Thousands more students statewide this year were, surprisingly to them, described as not proficient based on their FCAT reading score, but would have scored at proficient, or grade level, in the previous scoring scale to move to the next grade level or to earn credit for graduation. School letter grades, based mostly on FCAT results, also determine some funding provisions, so school districts will see a negative impact on resources from the state if their students’ FCAT scores cause a drop in their school’s letter grade. Teacher evaluations, and thus compensation, are tied for the first time beginning this year to FCAT scores of students at their schools, even for those who teach such subjects as physical education, music or art, which are not FCAT-tested.
School accountability specialists cite the opportunity to accurately measure achievement growth going forward, both for individual students and schools, as the value of setting the new baseline, explained St. Lucie’s Director of Assessment and Accountability Kathleen Dailey.
But since the Florida legislature enacted radical changes to the state’s public school accountability system in the 2012 session, and FLDOE was directed to implement the changes and their consequences simultaneously this school year, there has been tremendous outcry from public school leaders and communities statewide about the impending impact those changes will have on school districts. Many question the validity of the new testing and scoring process, especially since FLDOE changed the proficiency scoring rubric for the FCAT writing test when so many students scored so poorly, and weakened the consequences for school grades so that no school would suffer their grade dropping more than one letter, contrary to what the original grading rubric dictated.
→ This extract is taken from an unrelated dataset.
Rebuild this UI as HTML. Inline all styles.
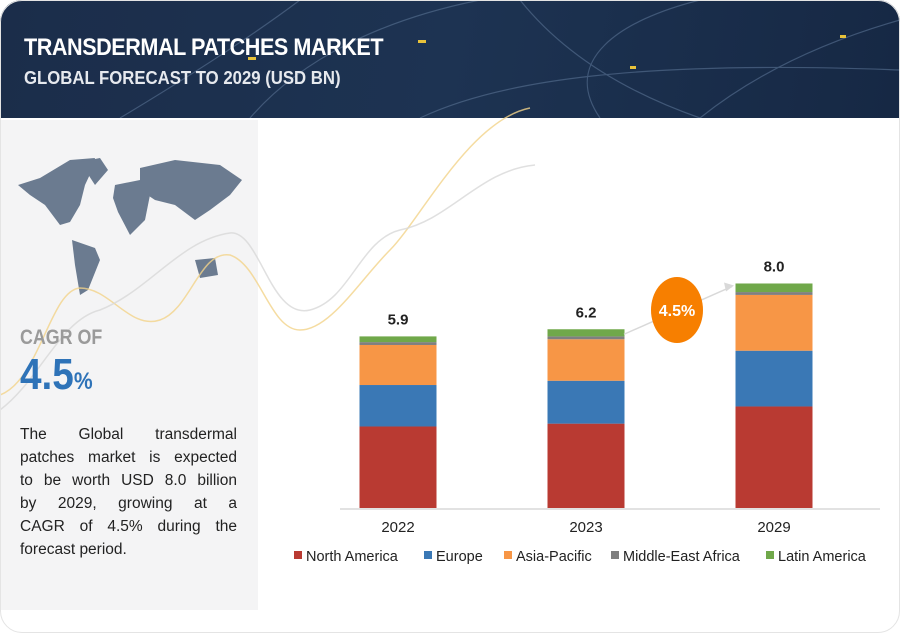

Testing experts agree with those questions of legitimacy. In an article published May 25, 2012, Scripps Treasure Coast Newspapers quoted Robert Schaeffer, public education director for FairTest: The National Center for Fair and Open Testing in Massachusetts, who said, “The FCAT is a black box (that) produces numbers that have been massaged by politicians to get desired outcomes.”
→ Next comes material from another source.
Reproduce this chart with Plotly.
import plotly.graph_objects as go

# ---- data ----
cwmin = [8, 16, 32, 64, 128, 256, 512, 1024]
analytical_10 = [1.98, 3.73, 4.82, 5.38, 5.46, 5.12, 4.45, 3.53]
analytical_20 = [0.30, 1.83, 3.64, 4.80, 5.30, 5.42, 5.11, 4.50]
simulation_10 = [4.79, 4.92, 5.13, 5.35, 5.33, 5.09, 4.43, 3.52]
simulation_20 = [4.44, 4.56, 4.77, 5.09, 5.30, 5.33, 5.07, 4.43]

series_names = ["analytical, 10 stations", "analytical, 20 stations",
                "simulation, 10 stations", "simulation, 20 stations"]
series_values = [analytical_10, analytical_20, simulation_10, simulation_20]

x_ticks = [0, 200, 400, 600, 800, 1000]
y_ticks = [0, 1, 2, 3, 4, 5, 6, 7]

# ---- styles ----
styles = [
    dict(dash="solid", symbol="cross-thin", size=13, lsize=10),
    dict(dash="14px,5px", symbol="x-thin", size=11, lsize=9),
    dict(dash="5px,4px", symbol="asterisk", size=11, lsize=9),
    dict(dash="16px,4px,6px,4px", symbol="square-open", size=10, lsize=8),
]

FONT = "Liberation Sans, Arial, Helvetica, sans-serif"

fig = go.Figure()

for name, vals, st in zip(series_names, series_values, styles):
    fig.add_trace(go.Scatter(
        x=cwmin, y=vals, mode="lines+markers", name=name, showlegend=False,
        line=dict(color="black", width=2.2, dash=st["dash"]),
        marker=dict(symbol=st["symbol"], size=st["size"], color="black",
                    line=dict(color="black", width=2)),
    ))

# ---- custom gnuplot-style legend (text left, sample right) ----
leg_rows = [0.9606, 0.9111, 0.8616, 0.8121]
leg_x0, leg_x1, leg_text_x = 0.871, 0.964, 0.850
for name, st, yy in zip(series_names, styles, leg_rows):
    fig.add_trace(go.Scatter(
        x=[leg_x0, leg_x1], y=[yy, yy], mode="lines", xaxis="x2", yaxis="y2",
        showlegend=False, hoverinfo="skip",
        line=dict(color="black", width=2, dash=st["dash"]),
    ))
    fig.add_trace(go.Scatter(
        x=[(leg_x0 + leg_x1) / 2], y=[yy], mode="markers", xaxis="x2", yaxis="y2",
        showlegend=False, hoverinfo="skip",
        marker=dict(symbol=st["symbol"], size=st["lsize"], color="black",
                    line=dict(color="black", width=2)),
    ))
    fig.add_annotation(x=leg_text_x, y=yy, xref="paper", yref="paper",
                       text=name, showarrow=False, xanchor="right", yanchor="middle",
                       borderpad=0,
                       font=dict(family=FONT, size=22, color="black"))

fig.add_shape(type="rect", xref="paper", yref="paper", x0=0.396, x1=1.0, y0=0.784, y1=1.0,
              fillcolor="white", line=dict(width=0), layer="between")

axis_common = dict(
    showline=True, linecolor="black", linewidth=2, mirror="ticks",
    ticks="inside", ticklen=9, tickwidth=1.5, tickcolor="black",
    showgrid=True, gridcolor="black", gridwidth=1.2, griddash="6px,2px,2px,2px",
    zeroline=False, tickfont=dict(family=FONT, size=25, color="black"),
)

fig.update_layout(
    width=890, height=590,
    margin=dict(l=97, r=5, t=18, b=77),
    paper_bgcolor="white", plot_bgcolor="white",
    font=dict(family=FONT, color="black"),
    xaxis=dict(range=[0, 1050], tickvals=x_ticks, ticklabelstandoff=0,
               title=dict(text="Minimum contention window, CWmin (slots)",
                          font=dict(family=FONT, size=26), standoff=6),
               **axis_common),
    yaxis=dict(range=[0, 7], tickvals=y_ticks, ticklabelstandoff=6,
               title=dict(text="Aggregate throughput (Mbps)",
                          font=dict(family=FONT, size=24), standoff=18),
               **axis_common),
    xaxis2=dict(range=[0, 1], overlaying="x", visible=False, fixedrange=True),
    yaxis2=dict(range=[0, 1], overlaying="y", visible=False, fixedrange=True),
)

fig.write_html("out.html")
Other large Florida media outlets have also reported the frustration of Florida’s on-the-ground education leaders, who are disturbed with the continually expanding accountability system. A June 28, 21012, Orlando Sentinel article quoted two Central Florida schools superintendents who stated that Florida’s ”“runaway school accountability system is destined to fail and take with it the positive goals it was intended to accomplish.”” And, ““Orange Superintendent Ron Blocker and Bill Vogel, superintendent of Seminole schools, said the state’s school districts are being overwhelmed by demands of the continually expanding accountability system. Teacher evaluations based in large part on student test scores — the latest requirement imposed by the Legislature — are unworkable and may be the tipping point, they said.””
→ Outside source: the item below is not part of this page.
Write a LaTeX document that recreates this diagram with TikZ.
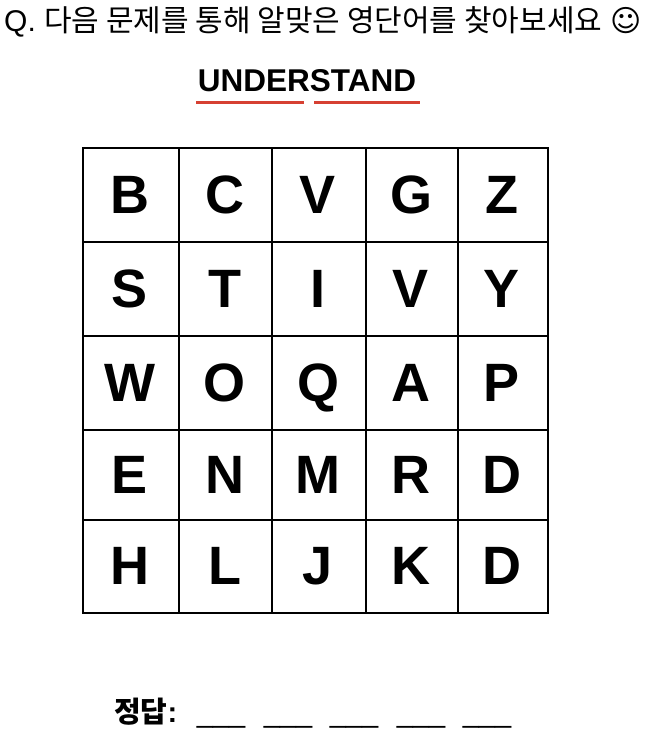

National online newspaper The Huffington Post published an opinion piece June 26, 2012, which refuted public claims by Florida’s Education Commissioner Gerard Robinson that vocal opponents just “don’t like testing.” The journalist countered that the push-back is “not an anti-testing resolution,” but a reaction of exasperation at how “FCAT has evolved into a system of monetary consequences and stringent penalties. Somehow, children were forgotten along the way.” What began a decade ago as a means to assess student learning has come to “determine a school’s funding, a child’s retention, teachers’ salaries, teachers’ jobs, closing neighborhood schools, and attracting new business to the area.”